Wait till you see him play his custom-made instrument, the two-necked guit-steel. Backed by the lovely Tanya Rae Brown (the missus) on rhythm guitar, Jason on bass and James on the snare drum, Junior Brown makes honky tonk music as fierce and defiant as the baddest-ass rock 'n' roll.

His major-label successes came in the 1990s, and even though commercial country music today consists almost entirely of cookie-cutter pop knockoffs, Brown's still making records and making a good living writing, playing and singing to those of us whose jaws first dropped to the floor when 12 Shades of Brown introduced him more than 23 years ago.
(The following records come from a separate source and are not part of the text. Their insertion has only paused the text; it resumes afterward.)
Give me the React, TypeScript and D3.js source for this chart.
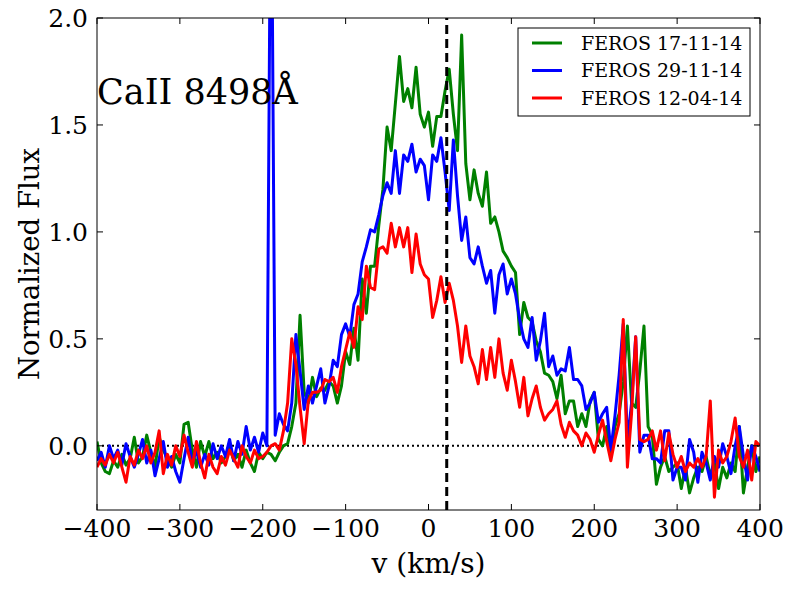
import React from 'react';
import * as d3 from 'd3';

// velocity grid, km/s (5 km/s steps from -400 to 400)
const velocity: number[] = d3.range(-400, 405, 5);

// FEROS 17-11-14
const flux1711: number[] = [
  0.02, -0.08, -0.12, -0.13, -0.07, -0.1, -0.04, -0.09, -0.06, 0.04,
  -0.08, -0.05, 0.05, -0.03, -0.1, 0.04, -0.02, -0.06, -0.1, -0.04,
  -0.08, 0.1, 0.11, -0.02, -0.1, 0.02, -0.05, 0.02, -0.06, -0.03,
  -0.08, -0.05, 0.0, -0.07, -0.04, -0.1, -0.02, -0.08, -0.12, -0.03,
  -0.06, -0.03, -0.04, -0.07, -0.03, 0.0, 0.01, 0.09, 0.2, 0.61,
  0.25, 0.2, 0.32, 0.23, 0.27, 0.26, 0.3, 0.28, 0.2, 0.28,
  0.44, 0.38, 0.55, 0.4, 0.78, 0.62, 0.84, 0.84, 1.03, 1.2,
  1.49, 1.38, 1.6, 1.82, 1.61, 1.67, 1.58, 1.77, 1.55, 1.49,
  1.56, 1.4, 1.54, 1.54, 1.66, 1.76, 1.55, 1.38, 1.92, 1.32,
  1.15, 1.29, 1.18, 1.12, 1.28, 1.04, 1.07, 1.0, 0.91, 0.88,
  0.84, 0.81, 0.52, 0.67, 0.6, 0.58, 0.49, 0.44, 0.34, 0.33,
  0.3, 0.22, 0.33, 0.15, 0.21, 0.21, 0.09, 0.15, 0.09, 0.21,
  0.25, 0.03, 0.0, 0.09, -0.03, 0.09, 0.15, 0.3, 0.56, 0.2,
  0.18, 0.35, 0.56, 0.09, 0.05, -0.18, -0.1, -0.05, -0.12, -0.1,
  -0.08, -0.2, -0.1, -0.22, -0.15, -0.1, -0.12, -0.05, -0.14, -0.08,
  -0.2, -0.1, -0.15, -0.08, -0.12, 0.09, -0.22, -0.1, 0.0, -0.12,
  -0.05,
];

// FEROS 29-11-14
const flux2911: number[] = [
  -0.07, -0.03, -0.1, 0.0, -0.06, -0.02, -0.09, 0.01, -0.05, -0.1,
  -0.04, 0.03, -0.08, -0.02, -0.14, -0.06, 0.02, -0.1, -0.05, -0.12,
  -0.17, -0.06, 0.04, -0.08, -0.02, -0.1, -0.04, -0.09, 0.01, -0.06,
  0.0, -0.05, 0.03, -0.07, 0.02, -0.04, 0.09, -0.02, 0.04, -0.03,
  0.06, 0.0, 3.0, 0.05, 0.15, 0.1, 0.07, 0.2, 0.52, 0.35,
  0.17, 0.28, 0.2, 0.28, 0.36, 0.2, 0.28, 0.4, 0.37, 0.52,
  0.57, 0.51, 0.66, 0.71, 0.86, 0.93, 1.01, 1.0, 1.08, 1.17,
  1.23, 1.18, 1.38, 1.18, 1.36, 1.33, 1.41, 1.28, 1.34, 1.31,
  1.15, 1.36, 1.33, 1.44, 1.28, 1.1, 1.43, 1.17, 0.96, 1.07,
  0.88, 0.85, 0.93, 0.84, 0.76, 0.82, 0.62, 0.8, 0.85, 0.71,
  0.78, 0.71, 0.59, 0.5, 0.46, 0.6, 0.4, 0.49, 0.62, 0.37,
  0.42, 0.33, 0.36, 0.35, 0.46, 0.31, 0.31, 0.28, 0.17, 0.2,
  0.25, 0.11, 0.15, 0.18, -0.02, 0.14, 0.33, 0.57, 0.02, 0.2,
  0.51, -0.03, 0.05, 0.05, -0.06, -0.06, -0.08, 0.07, 0.07, -0.16,
  -0.1, -0.1, -0.16, 0.03, -0.03, -0.17, -0.03, -0.08, -0.16, -0.05,
  -0.1, 0.01, -0.05, -0.13, 0.0, 0.09, -0.05, -0.16, 0.0, -0.05,
  -0.12,
];

// FEROS 12-04-14
const flux1204: number[] = [
  -0.1, -0.06, -0.09, -0.04, -0.08, -0.03, -0.1, -0.17, -0.05, -0.09,
  -0.02, -0.06, 0.0, -0.08, -0.03, 0.07, -0.13, -0.04, -0.09, 0.0,
  -0.05, 0.05, -0.03, -0.1, 0.02, -0.08, -0.15, -0.04, -0.1, -0.13,
  -0.05, -0.09, -0.02, -0.06, -0.1, 0.0, -0.05, -0.08, -0.02, -0.06,
  -0.05, -0.03, 0.0, 0.01, -0.02, 0.07, 0.2, 0.5, 0.38, 0.18,
  0.01, 0.21, 0.25, 0.25, 0.26, 0.31, 0.3, 0.32, 0.25, 0.37,
  0.45, 0.53, 0.46, 0.65, 0.59, 0.84, 0.74, 0.73, 0.92, 0.93,
  0.9, 1.04, 0.93, 1.02, 0.93, 1.02, 0.81, 0.99, 0.85, 0.8,
  0.78, 0.6, 0.68, 0.79, 0.67, 0.76, 0.68, 0.56, 0.39, 0.56,
  0.42, 0.37, 0.29, 0.45, 0.31, 0.46, 0.32, 0.5, 0.34, 0.26,
  0.4, 0.3, 0.18, 0.32, 0.14, 0.22, 0.28, 0.18, 0.12, 0.15,
  0.17, 0.21, 0.1, 0.04, 0.11, 0.07, 0.05, 0.0, 0.06, 0.03,
  -0.03, 0.05, 0.12, 0.02, -0.07, 0.03, 0.11, 0.59, -0.1, 0.15,
  0.51, 0.03, 0.02, 0.03, 0.07, -0.02, 0.07, -0.07, 0.06, -0.04,
  -0.1, -0.05, -0.12, -0.08, -0.1, -0.06, -0.1, -0.05, 0.21, -0.24,
  -0.02, -0.08, -0.05, 0.02, 0.13, -0.05, -0.1, -0.02, -0.16, 0.02,
  0.0,
];

const seriesNames = ['FEROS 17-11-14', 'FEROS 29-11-14', 'FEROS 12-04-14'];
const seriesColors = ['#008000', '#0000ff', '#ff0000'];
const seriesValues = [flux1711, flux2911, flux1204];

const xTicks = [-400, -300, -200, -100, 0, 100, 200, 300, 400];
const yTicks = [0.0, 0.5, 1.0, 1.5, 2.0];
const restVelocity = 22; // dashed marker
const lineLabel = 'CaII 8498Å';

const width = 800;
const height = 600;
const margin = { top: 18, right: 40, bottom: 90, left: 97 };
const font = '"DejaVu Serif", serif';

const App: React.FC = () => {
  const x = d3.scaleLinear().domain([-400, 400]).range([margin.left, width - margin.right]);
  const y = d3.scaleLinear().domain([-0.3, 2.0]).range([height - margin.bottom, margin.top]);

  const [x0, x1] = x.range();
  const [y0, y1] = y.range();
  const fmtX = d3.format('d');
  const fmtY = d3.format('.1f');

  const line = d3
    .line<number>()
    .x((_, i) => x(velocity[i]))
    .y((d) => y(d));

  const tick = 6;

  return (
    <svg
      width={width}
      height={height}
      style={{ position: 'absolute', left: 0, top: 0, background: '#fff' }}
      fontFamily={font}
    >
      <defs>
        <clipPath id="plot-clip">
          <rect x={x0} y={y1} width={x1 - x0} height={y0 - y1} />
        </clipPath>
      </defs>
      <rect width={width} height={height} fill="#fff" />

      <g clipPath="url(#plot-clip)">
        {/* zero level */}
        <line x1={x0} x2={x1} y1={y(0)} y2={y(0)} stroke="#000" strokeWidth={2} strokeDasharray="2,3" />
        {seriesValues.map((vals, i) => (
          <path key={i} d={line(vals) ?? ''} fill="none" stroke={seriesColors[i]} strokeWidth={3} strokeLinejoin="round" />
        ))}
        {/* dashed marker */}
        <line
          x1={x(restVelocity)}
          x2={x(restVelocity)}
          y1={y0}
          y2={y1}
          stroke="#000"
          strokeWidth={3}
          strokeDasharray="9,5"
        />
      </g>

      {/* frame */}
      <rect x={x0} y={y1} width={x1 - x0} height={y0 - y1} fill="none" stroke="#000" strokeWidth={1} />

      {/* x ticks */}
      {xTicks.map((t) => (
        <g key={'x' + t}>
          <line x1={x(t)} x2={x(t)} y1={y0} y2={y0 - tick} stroke="#000" />
          <line x1={x(t)} x2={x(t)} y1={y1} y2={y1 + tick} stroke="#000" />
          <text x={x(t)} y={y0 + 27} textAnchor="middle" fontSize={25}>
            {t < 0 ? '\u2212' + fmtX(-t) : fmtX(t)}
          </text>
        </g>
      ))}

      {/* y ticks */}
      {yTicks.map((t) => (
        <g key={'y' + t}>
          <line x1={x0} x2={x0 + tick} y1={y(t)} y2={y(t)} stroke="#000" />
          <line x1={x1} x2={x1 - tick} y1={y(t)} y2={y(t)} stroke="#000" />
          <text x={x0 - 9} y={y(t) + 9} textAnchor="end" fontSize={25}>
            {fmtY(t)}
          </text>
        </g>
      ))}

      {/* axis labels */}
      <text x={(x0 + x1) / 2} y={573} textAnchor="middle" fontSize={28}>
        v (km/s)
      </text>
      <text transform={`translate(39,${(y0 + y1) / 2}) rotate(-90)`} textAnchor="middle" fontSize={27.5}>
        Normalized Flux
      </text>

      <text x={x0} y={104} fontSize={35}>
        {lineLabel}
      </text>

      {/* legend */}
      <g transform="translate(518,28)">
        <rect width={232} height={88} fill="#fff" stroke="#000" strokeWidth={1} />
        {seriesNames.map((name, i) => (
          <g key={name} transform={`translate(0,${15 + i * 27.5})`}>
            <line x1={14} x2={44} y1={0} y2={0} stroke={seriesColors[i]} strokeWidth={3} />
            <text x={63} y={6.5} fontSize={19}>
              {name}
            </text>
          </g>
        ))}
      </g>
    </svg>
  );
};

export default App;
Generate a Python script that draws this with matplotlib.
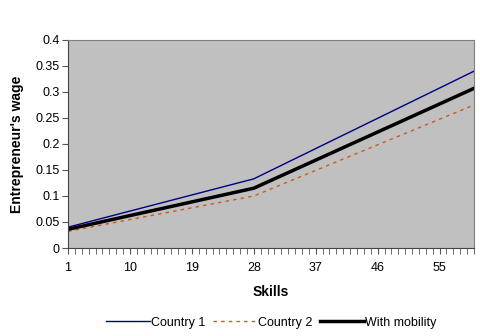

"I feel like I'm doing better than I ever was," the Indiana native tells me. "When I got into this thing, I had this self-confidence and a fantasy of becoming successful. Well, that self-confidence and fantasy hasn't changed any. I'm older now, but I can still cut the mustard. So that's good; if I wasn't writing songs that were any good, or if my playing was starting to slack off, or my voice was starting to sound thin, I wouldn't maybe be as confident — as cocky — as I am! But I still got something goin' on."

That voice, it's nothing if not distinctive. "I played for a lot of years as a sideman — as a guitar player, or a steel player — and didn't do much singing," Brown explains. "Until I started writing songs. Mid '80s is when I swung into it. And by the '90s I was making the major-label records, and little by little by little my voice started opening up. And it's just now coming to where I want it to sound.

"If you listen to the first couple of records, like 12 Shades of Brown and Guit With It, listen to the voice on that and then listen to the voice on the newest record. It's richer, you know? It's not like I'm just-a doing my job, I'm the Highway Patrol .... You don't have any nasal in there. It's opened up from the bottom end. That's a good thing."

The legendary Austin luthier Michael Stevens created the guit-steel specifically for Junior Brown, and although Stevens had made more than one, for other musicians, Brown is the only player to use it extensively. It has been his trademark for his entire career.

"In 1980," Brown says. "I got the idea to come up with this instrument that I could play the guitar and steel guitar both, a doubleneck instrument. And I could switch quickly between the two.

"I had to unplug the guitar and plug into the steel. That was always a problem, because I liked to play both on the same song, and sing at the same time. This made it easy to do that, and get it all in one song at the flip of a switch."

Brown recently released his tenth album, the obviously-titled Volume 10. A year or two ago, he was talking in the press about an album he was cutting with two other great electric pickers, James Burton and Albert Lee.

The prize-pickin' trio never got around to finishing the sessions, he tells me. "I love both of 'em to pieces," Brown chuckles. "We all have a ball every time we get together. But we don't see each other that often, because we're all out making a living."